** begin COLLECTED MATERIAL **

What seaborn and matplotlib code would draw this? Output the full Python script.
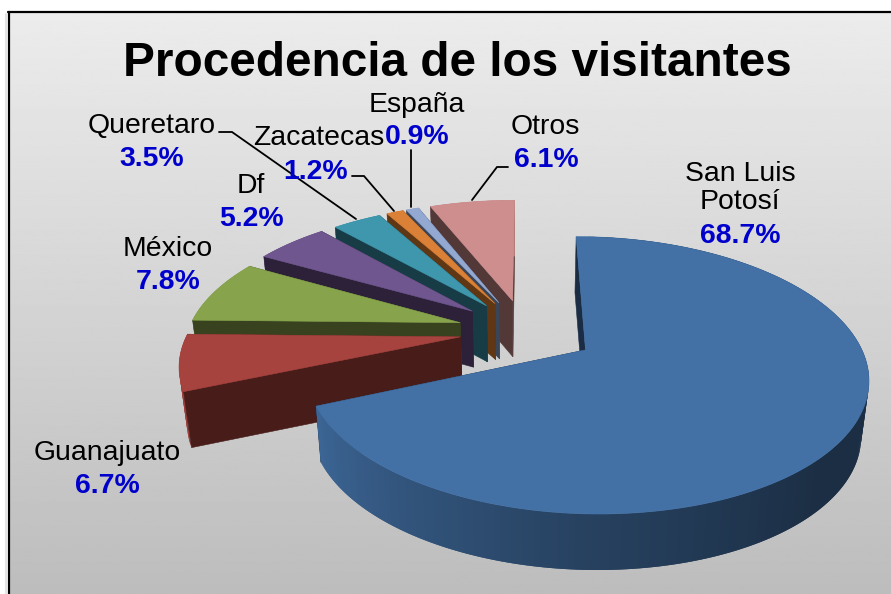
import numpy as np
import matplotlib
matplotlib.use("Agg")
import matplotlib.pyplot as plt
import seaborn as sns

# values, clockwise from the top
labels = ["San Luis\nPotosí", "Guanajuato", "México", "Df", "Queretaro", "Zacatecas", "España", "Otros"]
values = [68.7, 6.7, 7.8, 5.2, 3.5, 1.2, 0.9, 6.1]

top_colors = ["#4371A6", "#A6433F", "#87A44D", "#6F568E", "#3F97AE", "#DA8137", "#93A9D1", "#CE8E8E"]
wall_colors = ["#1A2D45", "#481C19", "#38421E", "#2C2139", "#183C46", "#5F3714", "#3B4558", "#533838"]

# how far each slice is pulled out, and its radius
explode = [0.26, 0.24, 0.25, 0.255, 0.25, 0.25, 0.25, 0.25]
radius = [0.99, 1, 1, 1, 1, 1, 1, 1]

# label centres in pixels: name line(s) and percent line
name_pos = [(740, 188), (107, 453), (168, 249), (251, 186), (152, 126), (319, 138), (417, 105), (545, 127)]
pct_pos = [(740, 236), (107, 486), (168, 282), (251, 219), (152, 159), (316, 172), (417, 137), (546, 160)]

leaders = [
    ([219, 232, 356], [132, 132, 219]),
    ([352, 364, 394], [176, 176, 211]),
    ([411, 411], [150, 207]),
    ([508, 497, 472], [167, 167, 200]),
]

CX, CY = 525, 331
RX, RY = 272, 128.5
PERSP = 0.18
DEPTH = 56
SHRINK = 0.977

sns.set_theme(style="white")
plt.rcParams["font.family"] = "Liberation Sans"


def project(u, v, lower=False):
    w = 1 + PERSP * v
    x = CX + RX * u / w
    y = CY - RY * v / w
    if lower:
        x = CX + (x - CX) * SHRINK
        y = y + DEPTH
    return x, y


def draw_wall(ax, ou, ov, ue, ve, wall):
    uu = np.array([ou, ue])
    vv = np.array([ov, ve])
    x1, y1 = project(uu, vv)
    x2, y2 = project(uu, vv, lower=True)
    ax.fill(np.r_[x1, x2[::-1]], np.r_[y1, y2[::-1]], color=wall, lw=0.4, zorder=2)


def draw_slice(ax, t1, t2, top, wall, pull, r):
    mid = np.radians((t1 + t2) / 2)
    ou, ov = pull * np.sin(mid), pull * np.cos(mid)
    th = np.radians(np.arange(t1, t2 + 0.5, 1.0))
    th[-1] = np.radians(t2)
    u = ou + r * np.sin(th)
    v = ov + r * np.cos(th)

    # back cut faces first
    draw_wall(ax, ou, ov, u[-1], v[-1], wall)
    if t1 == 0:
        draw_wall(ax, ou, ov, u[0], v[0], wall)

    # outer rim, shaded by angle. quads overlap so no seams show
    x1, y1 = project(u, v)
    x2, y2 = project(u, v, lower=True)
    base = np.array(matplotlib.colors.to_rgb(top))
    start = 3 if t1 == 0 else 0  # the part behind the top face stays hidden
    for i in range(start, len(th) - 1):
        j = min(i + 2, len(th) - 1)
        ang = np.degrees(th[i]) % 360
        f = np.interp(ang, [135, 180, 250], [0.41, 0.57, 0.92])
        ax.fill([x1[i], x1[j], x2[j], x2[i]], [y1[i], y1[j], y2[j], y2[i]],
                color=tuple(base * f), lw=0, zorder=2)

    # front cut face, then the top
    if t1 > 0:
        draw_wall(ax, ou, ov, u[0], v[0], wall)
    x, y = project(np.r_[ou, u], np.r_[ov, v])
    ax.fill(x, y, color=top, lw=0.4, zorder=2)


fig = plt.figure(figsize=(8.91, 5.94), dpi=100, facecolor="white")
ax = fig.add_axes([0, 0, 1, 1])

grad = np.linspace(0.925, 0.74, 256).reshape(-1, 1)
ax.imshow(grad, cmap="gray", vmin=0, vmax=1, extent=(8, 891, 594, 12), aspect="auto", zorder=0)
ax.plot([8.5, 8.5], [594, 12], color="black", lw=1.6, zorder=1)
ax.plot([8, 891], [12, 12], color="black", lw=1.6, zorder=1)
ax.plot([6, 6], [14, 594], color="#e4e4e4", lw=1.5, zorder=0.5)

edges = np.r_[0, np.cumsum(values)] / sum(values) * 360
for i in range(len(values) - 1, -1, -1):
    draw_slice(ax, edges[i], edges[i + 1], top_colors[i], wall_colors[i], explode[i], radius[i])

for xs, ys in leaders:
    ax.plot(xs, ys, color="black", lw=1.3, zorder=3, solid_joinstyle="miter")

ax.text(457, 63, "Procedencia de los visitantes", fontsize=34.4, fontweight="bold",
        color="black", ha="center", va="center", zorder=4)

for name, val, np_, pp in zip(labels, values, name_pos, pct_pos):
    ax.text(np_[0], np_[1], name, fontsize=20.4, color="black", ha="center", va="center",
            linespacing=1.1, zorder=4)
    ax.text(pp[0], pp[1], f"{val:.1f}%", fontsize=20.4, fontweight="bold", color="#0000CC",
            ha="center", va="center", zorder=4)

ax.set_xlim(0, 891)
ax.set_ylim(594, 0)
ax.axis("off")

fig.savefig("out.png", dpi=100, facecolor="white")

** end COLLECTED MATERIAL **

REQUIREMENT:
Repeat the listing above from its first line through the line that contains "values = [68.7, 6.7, 7.8, 5.2, 3.5, 1.2, 0.9, 6.1]", both included, and nothing more. Drop the pictures.

THE COMPLETED TASK:
What seaborn and matplotlib code would draw this? Output the full Python script.
import numpy as np
import matplotlib
matplotlib.use("Agg")
import matplotlib.pyplot as plt
import seaborn as sns

# values, clockwise from the top
labels = ["San Luis\nPotosí", "Guanajuato", "México", "Df", "Queretaro", "Zacatecas", "España", "Otros"]
values = [68.7, 6.7, 7.8, 5.2, 3.5, 1.2, 0.9, 6.1]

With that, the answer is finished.